In short, these colleagues (and here I just touch upon only those of the English Department!) are much more committed to and passionate about their students than that YikYak comment seemed to imply, or than the current College administration seems to appreciate, especially given the general tone of the discussions about cutting back on “adjunct” positions. Could a previous administration have chosen decades ago to fund permanent positions instead of leaning upon this incredible pool of talent? Should the English Department have pushed for that? Of course they could have—and of course we did—but they did not—and our pleas fell upon deaf ears, for whatever set of reasons. Thus, the system we have, as flawed and unfair as it may be, is what allows us to offer just about enough sections of writing of various sorts and at various levels to squeak by. But we couldn’t do it at all without a fantastic group of teachers willing to shoulder more than their share of the load.
Now I agree that all full-time faculty members should be at least as devoted to our students as this part-time cohort of amazing teachers has been for as long as I can remember. And if I had the resources, frankly, I’d see them much better compensated.
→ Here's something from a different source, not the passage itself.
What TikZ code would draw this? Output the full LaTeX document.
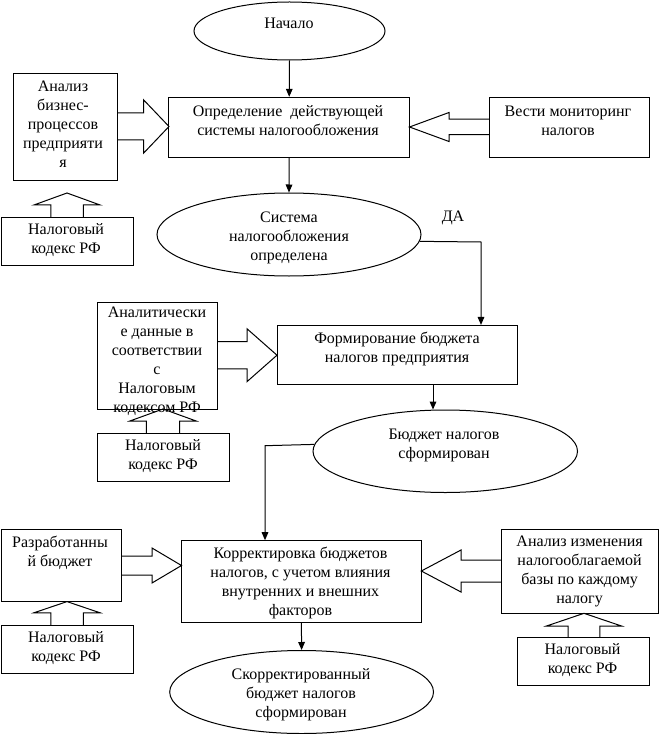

The very least I can do as a decent human being, however, is to acknowledge them for their tireless efforts on behalf of our students and for being such incredible, stalwart members of our academic community. I will also defend them and fight to see that they are given the respect they are due. I hope that this more fully informs the broader campus community of the English department’s history concerning adjunct faculty and the circumstances of that department relative to such faculty.